PileReader::metadata accepts the same Value<Handle<_, _>> that other blob store APIs use. The reader consults its in-memory index and, on the first request for a handle, lazily hashes the payload to confirm the bytes match the handle. Subsequent metadata lookups for the same handle reuse that cached validation result. When the payload passes validation the method returns Some(BlobMetadata); otherwise it yields None.

Readers operate on the snapshot that was current when they were created. Call Pile::refresh and request a new reader to observe blobs appended afterwards. PileReader::metadata never fails for valid snapshots—its error type is Infallible.

use std::time::{Duration, SystemTime, UNIX_EPOCH};

use anybytes::Bytes;
use triblespace::blob::schemas::UnknownBlob;
use triblespace::blob::Blob;
use triblespace::repo::pile::Pile;

fn main() -> Result<(), Box<dyn std::error::Error>> {
    let mut pile = Pile::open("/tmp/example.pile")?;

    let blob = Blob::<UnknownBlob>::new(Bytes::from_static(b"hello world"));
    let handle = pile.put(blob)?;

    let reader = pile.reader()?;
    if let Some(meta) = reader.metadata(handle) {
        let appended_at = UNIX_EPOCH + Duration::from_millis(meta.timestamp);
        println!(
            "Blob length: {} bytes, appended at {:?}",
            meta.length, appended_at
        );
    }

    Ok(())
}

Failure cases

metadata returns None in a few situations:

  • the handle does not correspond to any blob stored in the pile;
  • the reader snapshot predates the blob (refresh the pile and create a new reader to see later writes);
  • validation previously failed because the on-disk bytes did not match the recorded hash, for example after the pile file was corrupted before this process opened it.

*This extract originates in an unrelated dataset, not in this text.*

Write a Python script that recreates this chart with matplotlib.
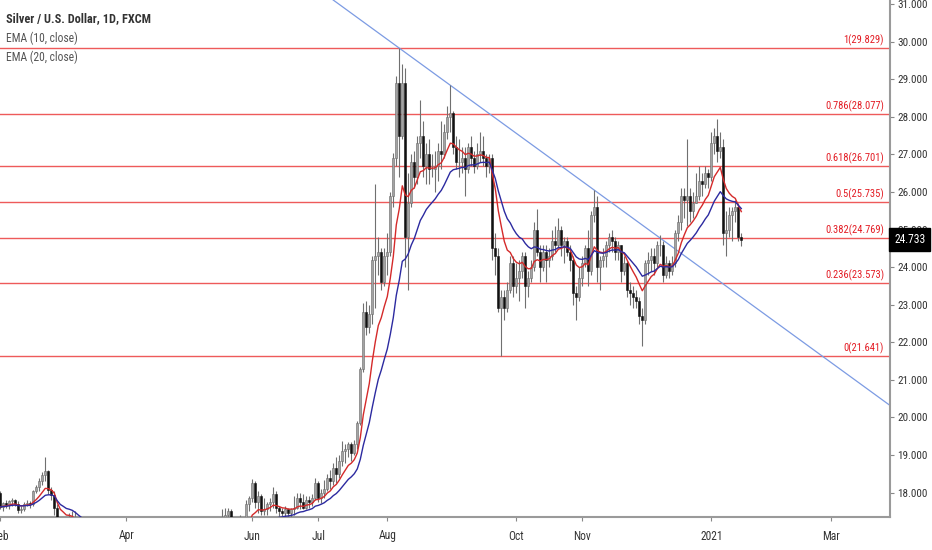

When None is returned, callers can treat it the same way they would handle a missing blob from get: the data is considered absent from the snapshot they are reading. Because validation is cached, later calls will continue to report None for the same handle until a future refresh revalidates the blob.

For additional background on the binary layout and how the header interacts with padding, see the Pile Format chapter.